Copy every line of the data in which the word "this" occurs.

[BEGIN EXCERPTED DATA]

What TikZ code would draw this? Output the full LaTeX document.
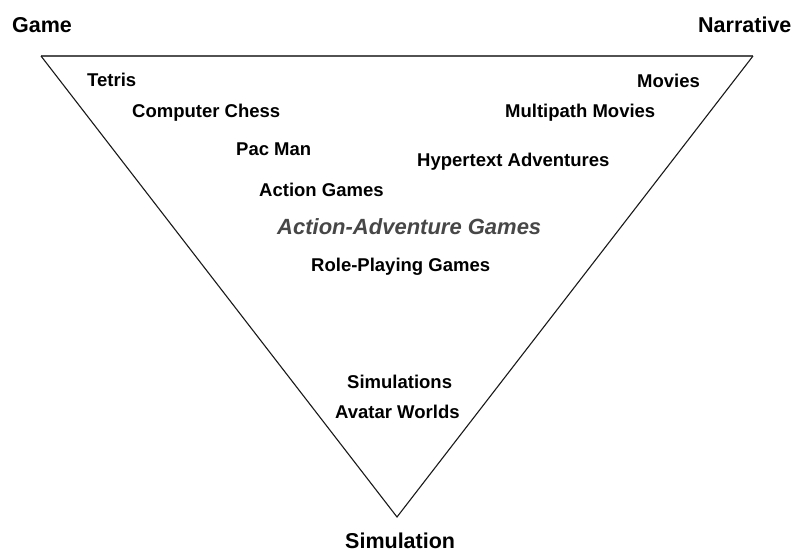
\documentclass[tikz,border=0pt]{standalone}
\usepackage{fontspec}
\setmainfont{Liberation Sans}
\begin{document}
\begin{tikzpicture}[x=1pt,y=-1pt,
  corner/.style={font=\bfseries\fontsize{21.5}{24}\selectfont, inner sep=0pt, anchor=base west},
  item/.style={font=\bfseries\fontsize{18.5}{22}\selectfont, inner sep=0pt, anchor=base west},
  hub/.style={font=\bfseries\itshape\fontsize{22}{26}\selectfont, text=black!72, inner sep=0pt, anchor=base west}]
\useasboundingbox (0,0) rectangle (795,553);
% triangle corners
\coordinate (g) at (41,56);
\coordinate (n) at (753,56);
\coordinate (s) at (397,517);
\draw[line width=2.4pt, black!68] (g) -- (n);
\draw[line width=1.1pt, black!90] (g) -- (s) -- (n);
% vertex labels
\node[corner] (lg) at (12,33) {Game};
\node[corner] (ln) at (698,33) {Narrative};
\node[corner] (ls) at (345,548) {Simulation};
% game side
\node[item] (tetris) at (87,87) {Tetris};
\node[item] (chess) at (132,118) {Computer Chess};
\node[item] (pac) at (236,156) {Pac Man};
\node[item] (action) at (259,197) {Action Games};
% middle
\node[hub] (aag) at (277,235) {Action-Adventure Games};
\node[item] (rpg) at (311,272) {Role-Playing Games};
% narrative side
\node[item] (movies) at (637,88) {Movies};
\node[item] (multi) at (505,118) {Multipath Movies};
\node[item] (hyper) at (417,167) {Hypertext Adventures};
% simulation side
\node[item] (sims) at (347,388) {Simulations};
\node[item] (avatar) at (335,418) {Avatar Worlds};
\end{tikzpicture}
\end{document}
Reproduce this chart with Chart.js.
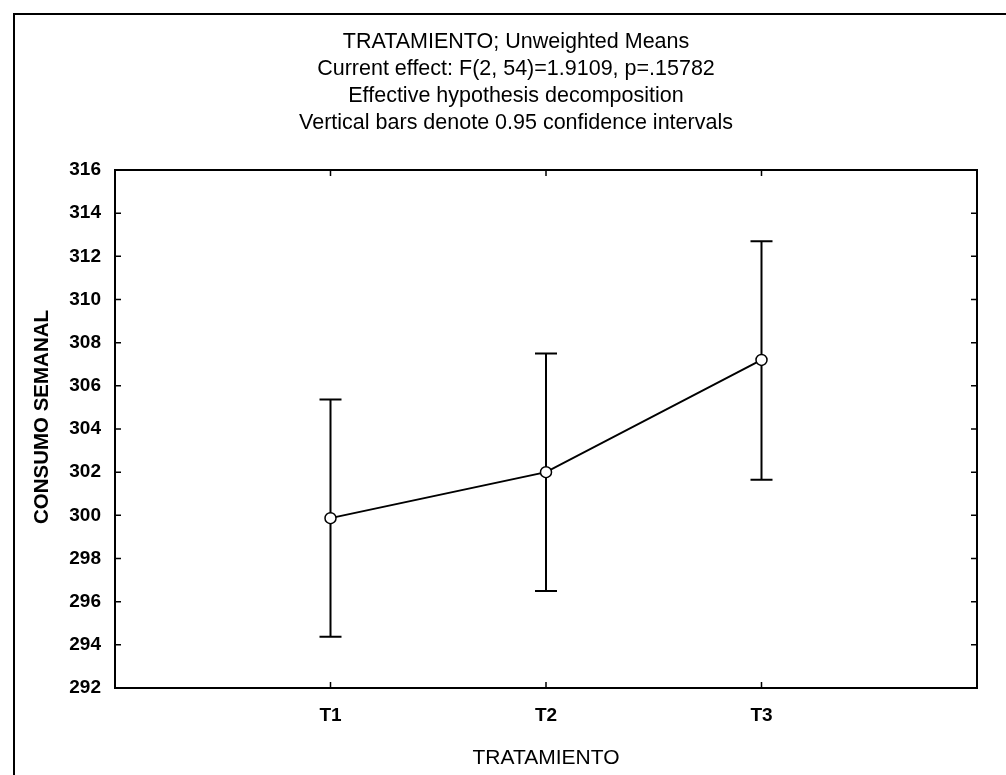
<!DOCTYPE html>
<html>
<head>
<meta charset="utf-8">
<script src="https://cdn.jsdelivr.net/npm/chart.js@4"></script>
<style>
html,body{margin:0;padding:0;background:#fff;}
#wrap{width:1006px;height:775px;position:relative;}
</style>
</head>
<body>
<div id="wrap"><canvas id="c" width="1006" height="775"></canvas></div>
<script>
const titleLines = [
  'TRATAMIENTO; Unweighted Means',
  'Current effect: F(2, 54)=1.9109, p=.15782',
  'Effective hypothesis decomposition',
  'Vertical bars denote 0.95 confidence intervals'
];
const categories = ['T1', 'T2', 'T3'];
const means = [299.87, 302.0, 307.2];
const lowerCI = [294.37, 296.5, 301.65];
const upperCI = [305.37, 307.5, 312.7];
const yTicks = [292, 294, 296, 298, 300, 302, 304, 306, 308, 310, 312, 314, 316];
const xTitle = 'TRATAMIENTO';
const yTitle = 'CONSUMO SEMANAL';

const FONT = "'Liberation Sans', Arial, sans-serif";

const points = means.map((m, i) => ({ x: i + 1, y: m }));

const decor = {
  id: 'decor',
  beforeDraw(chart) {
    const ctx = chart.ctx;
    ctx.save();
    ctx.fillStyle = '#fff';
    ctx.fillRect(0, 0, chart.width, chart.height);
    // outer frame (top and left)
    ctx.strokeStyle = '#000';
    ctx.lineWidth = 2;
    ctx.beginPath();
    ctx.moveTo(14, 775);
    ctx.lineTo(14, 14);
    ctx.lineTo(1006, 14);
    ctx.stroke();
    // titles
    ctx.fillStyle = '#000';
    ctx.font = '21.5px ' + FONT;
    ctx.textAlign = 'center';
    ctx.textBaseline = 'middle';
    titleLines.forEach((t, i) => ctx.fillText(t, 516, 42 + i * 27));
    // y axis title
    ctx.translate(42, 417);
    ctx.rotate(-Math.PI / 2);
    ctx.font = 'bold 20.5px ' + FONT;
    ctx.fillText(yTitle, 0, 0);
    ctx.restore();
  },
  beforeDatasetsDraw(chart) {
    const ctx = chart.ctx;
    const xs = chart.scales.x, ys = chart.scales.y;
    const a = chart.chartArea;
    ctx.save();
    ctx.strokeStyle = '#000';
    // inner ticks
    ctx.lineWidth = 1.5;
    ctx.beginPath();
    yTicks.forEach(v => {
      const py = ys.getPixelForValue(v);
      ctx.moveTo(a.left, py); ctx.lineTo(a.left + 6, py);
      ctx.moveTo(a.right, py); ctx.lineTo(a.right - 6, py);
    });
    categories.forEach((c, i) => {
      const px = xs.getPixelForValue(i + 1);
      ctx.moveTo(px, a.bottom); ctx.lineTo(px, a.bottom - 6);
      ctx.moveTo(px, a.top); ctx.lineTo(px, a.top + 6);
    });
    ctx.stroke();
    // error bars
    ctx.lineWidth = 2;
    ctx.beginPath();
    categories.forEach((c, i) => {
      const px = xs.getPixelForValue(i + 1);
      const lo = ys.getPixelForValue(lowerCI[i]);
      const hi = ys.getPixelForValue(upperCI[i]);
      ctx.moveTo(px, lo); ctx.lineTo(px, hi);
      ctx.moveTo(px - 11, lo); ctx.lineTo(px + 11, lo);
      ctx.moveTo(px - 11, hi); ctx.lineTo(px + 11, hi);
    });
    ctx.stroke();
    ctx.restore();
  },
  afterDraw(chart) {
    const ctx = chart.ctx;
    const a = chart.chartArea;
    ctx.save();
    ctx.strokeStyle = '#000';
    ctx.lineWidth = 2;
    ctx.strokeRect(a.left, a.top, a.right - a.left, a.bottom - a.top);
    ctx.restore();
  }
};

new Chart(document.getElementById('c'), {
  type: 'line',
  data: {
    datasets: [{
      data: points,
      borderColor: '#000',
      borderWidth: 2,
      pointRadius: 5.5,
      pointBackgroundColor: '#fff',
      pointBorderColor: '#000',
      pointBorderWidth: 1.5,
      tension: 0
    }]
  },
  options: {
    responsive: false,
    animation: false,
    events: [],
    layout: { padding: { top: 170, left: 16, right: 29, bottom: 0 } },
    plugins: { legend: { display: false }, title: { display: false }, tooltip: { enabled: false } },
    scales: {
      x: {
        type: 'linear',
        min: 0, max: 4,
        afterFit(s) { s.height = 87; },
        afterBuildTicks(s) { s.ticks = categories.map((c, i) => ({ value: i + 1 })); },
        ticks: {
          autoSkip: false,
          maxRotation: 0,
          padding: 16,
          color: '#000',
          font: { family: FONT, size: 19, weight: 'bold' },
          callback: v => categories[v - 1] || ''
        },
        grid: { display: false, drawTicks: false },
        border: { display: false },
        title: { display: true, text: xTitle, color: '#000', font: { family: FONT, size: 21 }, padding: { top: 8 } }
      },
      y: {
        type: 'linear',
        min: 292, max: 316,
        afterFit(s) { s.width = 99; },
        afterBuildTicks(s) { s.ticks = yTicks.map(v => ({ value: v })); },
        ticks: {
          autoSkip: false,
          padding: 14,
          color: '#000',
          font: { family: FONT, size: 19, weight: 'bold' }
        },
        grid: { display: false, drawTicks: false },
        border: { display: false },
        title: { display: false }
      }
    }
  },
  plugins: [decor]
});
</script>
</body>
</html>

[END EXCERPTED DATA]

▶ **CORRECT RESPONSE**
What TikZ code would draw this? Output the full LaTeX document.
Reproduce this chart with Chart.js.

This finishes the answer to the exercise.